-- Exercise details --
All of the material below is to be repeated exactly.

* Begin *

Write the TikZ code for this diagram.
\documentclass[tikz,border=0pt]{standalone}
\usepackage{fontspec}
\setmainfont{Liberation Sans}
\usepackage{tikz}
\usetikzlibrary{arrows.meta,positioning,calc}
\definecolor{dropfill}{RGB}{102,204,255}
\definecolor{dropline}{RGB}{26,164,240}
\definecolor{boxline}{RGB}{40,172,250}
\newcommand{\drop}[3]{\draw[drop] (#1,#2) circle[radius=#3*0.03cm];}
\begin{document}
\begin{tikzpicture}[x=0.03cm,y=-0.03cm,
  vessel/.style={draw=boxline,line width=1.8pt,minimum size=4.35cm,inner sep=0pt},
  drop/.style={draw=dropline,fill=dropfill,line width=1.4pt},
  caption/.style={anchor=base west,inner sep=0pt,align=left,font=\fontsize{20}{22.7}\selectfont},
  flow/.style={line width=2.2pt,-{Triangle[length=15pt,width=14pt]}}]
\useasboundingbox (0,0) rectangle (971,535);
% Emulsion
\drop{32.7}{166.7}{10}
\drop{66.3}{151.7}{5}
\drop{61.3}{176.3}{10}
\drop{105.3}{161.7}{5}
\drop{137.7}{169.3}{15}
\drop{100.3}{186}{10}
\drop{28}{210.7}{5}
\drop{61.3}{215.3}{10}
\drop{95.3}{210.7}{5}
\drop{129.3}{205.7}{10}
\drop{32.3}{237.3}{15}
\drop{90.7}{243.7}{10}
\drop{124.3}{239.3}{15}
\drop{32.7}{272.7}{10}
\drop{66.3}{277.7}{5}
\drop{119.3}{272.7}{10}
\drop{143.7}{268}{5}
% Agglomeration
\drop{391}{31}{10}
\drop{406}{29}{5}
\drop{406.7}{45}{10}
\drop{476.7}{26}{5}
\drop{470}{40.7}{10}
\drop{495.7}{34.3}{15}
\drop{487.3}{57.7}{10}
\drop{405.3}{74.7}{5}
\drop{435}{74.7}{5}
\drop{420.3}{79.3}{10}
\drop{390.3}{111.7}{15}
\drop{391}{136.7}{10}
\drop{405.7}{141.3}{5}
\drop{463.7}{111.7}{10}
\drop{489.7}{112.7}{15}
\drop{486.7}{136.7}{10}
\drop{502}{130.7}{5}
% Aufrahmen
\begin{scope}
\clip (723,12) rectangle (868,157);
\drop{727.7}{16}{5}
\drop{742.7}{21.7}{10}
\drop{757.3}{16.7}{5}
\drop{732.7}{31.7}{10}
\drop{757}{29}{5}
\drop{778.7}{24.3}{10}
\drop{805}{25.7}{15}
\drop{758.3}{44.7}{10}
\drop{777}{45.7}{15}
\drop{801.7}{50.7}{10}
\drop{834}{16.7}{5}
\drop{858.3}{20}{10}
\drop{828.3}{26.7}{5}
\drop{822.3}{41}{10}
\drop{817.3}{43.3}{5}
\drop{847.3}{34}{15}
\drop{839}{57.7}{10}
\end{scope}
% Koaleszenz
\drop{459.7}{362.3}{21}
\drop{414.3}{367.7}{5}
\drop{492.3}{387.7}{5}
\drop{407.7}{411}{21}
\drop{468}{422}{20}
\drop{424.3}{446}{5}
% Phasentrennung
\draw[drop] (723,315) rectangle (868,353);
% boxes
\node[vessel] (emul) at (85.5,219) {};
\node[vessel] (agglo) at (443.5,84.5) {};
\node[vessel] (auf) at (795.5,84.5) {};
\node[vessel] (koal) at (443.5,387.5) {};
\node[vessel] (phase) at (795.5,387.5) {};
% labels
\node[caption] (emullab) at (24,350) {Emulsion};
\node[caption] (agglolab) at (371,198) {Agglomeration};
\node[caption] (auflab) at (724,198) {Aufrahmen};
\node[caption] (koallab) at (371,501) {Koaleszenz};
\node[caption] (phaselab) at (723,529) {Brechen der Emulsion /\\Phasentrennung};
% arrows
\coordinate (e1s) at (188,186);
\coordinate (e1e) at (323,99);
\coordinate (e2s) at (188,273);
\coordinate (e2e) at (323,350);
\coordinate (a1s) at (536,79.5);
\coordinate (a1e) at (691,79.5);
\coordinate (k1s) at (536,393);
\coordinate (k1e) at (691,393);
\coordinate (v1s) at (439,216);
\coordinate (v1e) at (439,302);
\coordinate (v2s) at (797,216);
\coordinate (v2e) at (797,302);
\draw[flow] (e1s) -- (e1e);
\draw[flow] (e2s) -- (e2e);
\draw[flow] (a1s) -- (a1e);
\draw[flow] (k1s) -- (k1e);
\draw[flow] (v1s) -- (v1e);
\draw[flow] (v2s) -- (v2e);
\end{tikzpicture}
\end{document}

* End *

-- Finished task --
Write the TikZ code for this diagram.
\documentclass[tikz,border=0pt]{standalone}
\usepackage{fontspec}
\setmainfont{Liberation Sans}
\usepackage{tikz}
\usetikzlibrary{arrows.meta,positioning,calc}
\definecolor{dropfill}{RGB}{102,204,255}
\definecolor{dropline}{RGB}{26,164,240}
\definecolor{boxline}{RGB}{40,172,250}
\newcommand{\drop}[3]{\draw[drop] (#1,#2) circle[radius=#3*0.03cm];}
\begin{document}
\begin{tikzpicture}[x=0.03cm,y=-0.03cm,
  vessel/.style={draw=boxline,line width=1.8pt,minimum size=4.35cm,inner sep=0pt},
  drop/.style={draw=dropline,fill=dropfill,line width=1.4pt},
  caption/.style={anchor=base west,inner sep=0pt,align=left,font=\fontsize{20}{22.7}\selectfont},
  flow/.style={line width=2.2pt,-{Triangle[length=15pt,width=14pt]}}]
\useasboundingbox (0,0) rectangle (971,535);
% Emulsion
\drop{32.7}{166.7}{10}
\drop{66.3}{151.7}{5}
\drop{61.3}{176.3}{10}
\drop{105.3}{161.7}{5}
\drop{137.7}{169.3}{15}
\drop{100.3}{186}{10}
\drop{28}{210.7}{5}
\drop{61.3}{215.3}{10}
\drop{95.3}{210.7}{5}
\drop{129.3}{205.7}{10}
\drop{32.3}{237.3}{15}
\drop{90.7}{243.7}{10}
\drop{124.3}{239.3}{15}
\drop{32.7}{272.7}{10}
\drop{66.3}{277.7}{5}
\drop{119.3}{272.7}{10}
\drop{143.7}{268}{5}
% Agglomeration
\drop{391}{31}{10}
\drop{406}{29}{5}
\drop{406.7}{45}{10}
\drop{476.7}{26}{5}
\drop{470}{40.7}{10}
\drop{495.7}{34.3}{15}
\drop{487.3}{57.7}{10}
\drop{405.3}{74.7}{5}
\drop{435}{74.7}{5}
\drop{420.3}{79.3}{10}
\drop{390.3}{111.7}{15}
\drop{391}{136.7}{10}
\drop{405.7}{141.3}{5}
\drop{463.7}{111.7}{10}
\drop{489.7}{112.7}{15}
\drop{486.7}{136.7}{10}
\drop{502}{130.7}{5}
% Aufrahmen
\begin{scope}
\clip (723,12) rectangle (868,157);
\drop{727.7}{16}{5}
\drop{742.7}{21.7}{10}
\drop{757.3}{16.7}{5}
\drop{732.7}{31.7}{10}
\drop{757}{29}{5}
\drop{778.7}{24.3}{10}
\drop{805}{25.7}{15}
\drop{758.3}{44.7}{10}
\drop{777}{45.7}{15}
\drop{801.7}{50.7}{10}
\drop{834}{16.7}{5}
\drop{858.3}{20}{10}
\drop{828.3}{26.7}{5}
\drop{822.3}{41}{10}
\drop{817.3}{43.3}{5}
\drop{847.3}{34}{15}
\drop{839}{57.7}{10}
\end{scope}
% Koaleszenz
\drop{459.7}{362.3}{21}
\drop{414.3}{367.7}{5}
\drop{492.3}{387.7}{5}
\drop{407.7}{411}{21}
\drop{468}{422}{20}
\drop{424.3}{446}{5}
% Phasentrennung
\draw[drop] (723,315) rectangle (868,353);
% boxes
\node[vessel] (emul) at (85.5,219) {};
\node[vessel] (agglo) at (443.5,84.5) {};
\node[vessel] (auf) at (795.5,84.5) {};
\node[vessel] (koal) at (443.5,387.5) {};
\node[vessel] (phase) at (795.5,387.5) {};
% labels
\node[caption] (emullab) at (24,350) {Emulsion};
\node[caption] (agglolab) at (371,198) {Agglomeration};
\node[caption] (auflab) at (724,198) {Aufrahmen};
\node[caption] (koallab) at (371,501) {Koaleszenz};
\node[caption] (phaselab) at (723,529) {Brechen der Emulsion /\\Phasentrennung};
% arrows
\coordinate (e1s) at (188,186);
\coordinate (e1e) at (323,99);
\coordinate (e2s) at (188,273);
\coordinate (e2e) at (323,350);
\coordinate (a1s) at (536,79.5);
\coordinate (a1e) at (691,79.5);
\coordinate (k1s) at (536,393);
\coordinate (k1e) at (691,393);
\coordinate (v1s) at (439,216);
\coordinate (v1e) at (439,302);
\coordinate (v2s) at (797,216);
\coordinate (v2e) at (797,302);
\draw[flow] (e1s) -- (e1e);
\draw[flow] (e2s) -- (e2e);
\draw[flow] (a1s) -- (a1e);
\draw[flow] (k1s) -- (k1e);
\draw[flow] (v1s) -- (v1e);
\draw[flow] (v2s) -- (v2e);
\end{tikzpicture}
\end{document}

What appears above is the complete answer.